Page 2 of 3 - Now for the “most damaging changes” to the lake area: (1) the increased number of those “weekenders” who come to the lake to raise hell and party, resulting in vulgarity, profanity, drunkenness and rudeness. (2) “Back in the good old days”, you never saw so much trash along roadsides, especially the lake roads as you see now. Indeed, now we annually must provide both roadside and lake cleanups just to remove trash and debris. (3) There are far too many people on the lake with boats that are too large. The end result is that boat docks are constantly being damaged (mine included) by the wakes from these large boats. We previously enjoyed a boat ride down the channel on our 20 foot pontoon. Not anymore! You virtually risk your life and safety while trying to dodge these large boats coming straight at you at a high rate of speed. (4) Water quality is also a concern. Now when I troll in my fishing boat, I leave a contrail of suds behind me. You never saw that 20 years ago.
Here is the irony; larger boats or lots and lots of more weekenders coming to the lake would NOT be a problem if these same people had the attitude of courtesy, respect, sobriety and politeness. It’s like the old boy said, you can’t fix stupid. I would add that you also are never going to fix rudeness and disrespect but you asked for my opinion regarding “changes in the lake area” over the last 20 year, and you got it, so there you have it.
Water Patrol changes will prove harmful
Three thoughts came to mind regarding positive change. Number one is the business development on the west side of the lake. It was always a hassle going to the Osage Beach area. Do you take the toll bridge, which adds cost to your trip, or drive all the way around which took time?
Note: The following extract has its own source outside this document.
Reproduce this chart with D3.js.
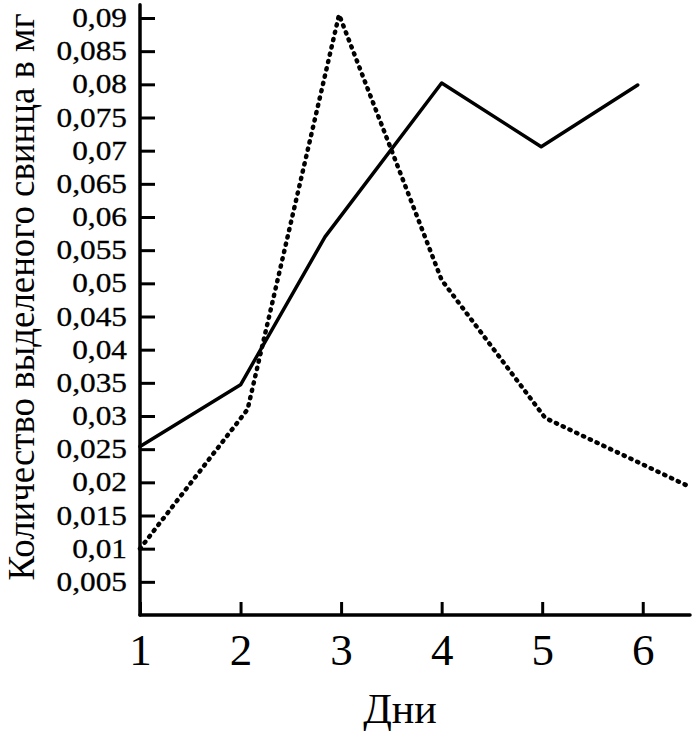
<!DOCTYPE html>
<html>
<head>
	<meta charset="utf-8">
	<title>Свинец по дням</title>
	<style type="text/css">
		body {
			margin: 0;
			background: white;
		}
		text {
			font-family: "Liberation Serif", "Times New Roman", Tinos, Times, serif;
			fill: black;
		}
	</style>
</head>
<body>
<svg id="chart"></svg>

<script type="text/javascript" src="https://d3js.org/d3.v7.min.js"></script>
<script type="text/javascript">

	// days on the x axis
	var days = [1, 2, 3, 4, 5, 6];
	// y tick values
	var yTicks = [0.005, 0.01, 0.015, 0.02, 0.025, 0.03, 0.035, 0.04, 0.045,
		0.05, 0.055, 0.06, 0.065, 0.07, 0.075, 0.08, 0.085, 0.09];

	// solid series (x read off the picture, not always on a whole day)
	var solidX = [1, 2, 2.84, 4, 4.99, 5.95];
	var solidY = [0.0254, 0.0347, 0.057, 0.0802, 0.0706, 0.0799];

	// dotted series
	var dottedX = [1, 2.07, 2.98, 4, 5.03, 6.47];
	var dottedY = [0.0100, 0.031, 0.0905, 0.0505, 0.0297, 0.0193];

	var yTitle = "Количество выделеного свинца в мг";
	var xTitle = "Дни";

	var serif = "'Liberation Serif', 'Times New Roman', Tinos, Times, serif";

	var width = 695,
		height = 731;

	var svg = d3.select("#chart")
		.attr("width", width)
		.attr("height", height);

	var x = d3.scaleLinear()
		.domain([1, 6.47])
		.range([140, 690]);

	var y = d3.scaleLinear()
		.domain([0, 0.09])
		.range([615, 18]);

	var fmt = d => d3.format(".3~f")(d).replace(".", ",");

	// y axis, ticks pointing inside
	var yAxis = svg.append("g")
		.attr("transform", "translate(" + x(1) + ",0)")
		.call(d3.axisLeft(y).tickValues(yTicks).tickSize(-15).tickPadding(13).tickFormat(fmt));
	yAxis.attr("font-family", null);
	yAxis.select(".domain").remove();
	yAxis.selectAll(".tick line").attr("stroke", "black").attr("stroke-width", 3);
	yAxis.selectAll(".tick text")
		.style("font-family", serif)
		.style("font-size", "27px")
		.attr("fill", "black")
		.attr("stroke", "black")
		.attr("stroke-width", 0.3)
		.each(function() {
			var l = this.getComputedTextLength();
			d3.select(this).attr("textLength", l * 1.16).attr("lengthAdjust", "spacingAndGlyphs");
		});

	svg.append("line")
		.attr("x1", x(1)).attr("x2", x(1))
		.attr("y1", y(0.092)).attr("y2", y(0))
		.attr("stroke", "black")
		.attr("stroke-width", 3.5)
		.attr("stroke-linecap", "round");

	// x axis, ticks pointing up
	var xAxis = svg.append("g")
		.attr("transform", "translate(0," + y(0) + ")")
		.call(d3.axisBottom(x).tickValues(days).tickSize(-13).tickPadding(18).tickFormat(d3.format("d")));
	xAxis.attr("font-family", null);
	xAxis.select(".domain").remove();
	xAxis.selectAll(".tick line").attr("stroke", "black").attr("stroke-width", 3);
	xAxis.selectAll(".tick text")
		.style("font-family", serif)
		.style("font-size", "45px")
		.attr("fill", "black");

	svg.append("line")
		.attr("x1", x(1)).attr("x2", x(6.47))
		.attr("y1", y(0)).attr("y2", y(0))
		.attr("stroke", "black")
		.attr("stroke-width", 3.5)
		.attr("stroke-linecap", "round");

	var line = d3.line()
		.x(d => x(d[0]))
		.y(d => y(d[1]));

	svg.append("path")
		.datum(d3.zip(solidX, solidY))
		.attr("d", line)
		.attr("fill", "none")
		.attr("stroke", "black")
		.attr("stroke-width", 3.5)
		.attr("stroke-linejoin", "round")
		.attr("stroke-linecap", "round");

	svg.append("path")
		.datum(d3.zip(dottedX, dottedY))
		.attr("d", line)
		.attr("fill", "none")
		.attr("stroke", "black")
		.attr("stroke-width", 4.5)
		.attr("stroke-dasharray", "1.2,6.3")
		.attr("stroke-linecap", "round");

	// titles
	svg.append("text")
		.attr("transform", "translate(34,297) rotate(-90)")
		.attr("text-anchor", "middle")
		.attr("textLength", 567)
		.attr("lengthAdjust", "spacingAndGlyphs")
		.style("font-family", serif)
		.style("font-size", "37px")
		.text(yTitle);

	svg.append("text")
		.attr("x", 400)
		.attr("y", 723)
		.attr("text-anchor", "middle")
		.style("font-family", serif)
		.style("font-size", "42px")
		.text(xTitle);

</script>
</body>
</html>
There are still some specialty shops we go to "over there" but majority of our needs can be meet here locally. The second positive change is the 54 bypass. For those trips we do end up making to the OB area, I quickly figured out the exit to get where I needed to go. Finally, the new Hurricane Deck bridge. As I now drive across the bridge and look at the underside of the old bridge, I should have been more scared with the rusted out structure I'd see driving across the old bridge.
I don't see any changes (or lack thereof) as damaging, but do feel there are some which may prove harmful. Incorporating the Water Patrol into the State Police has resulted, in my humble opinion, to a decrease in on-the-water patrols. And from the number of violations I see in just my little cove, boaters are aware of it also. We used to see two or three patrols through our cove on holidays and weekends during the season. Now maybe just once in a great while. You need a license to drive a car, fly an airplane, hunt and fish, but any yahoo can operate 500+ horsepower boat and do just about what ever they want. State Police, State legislators someone needs to look into more control over who operates and what they operate on this lake. It took one too many electrocution deaths to get some action taken on dock safety, how many will it take to get changes on boating regulations?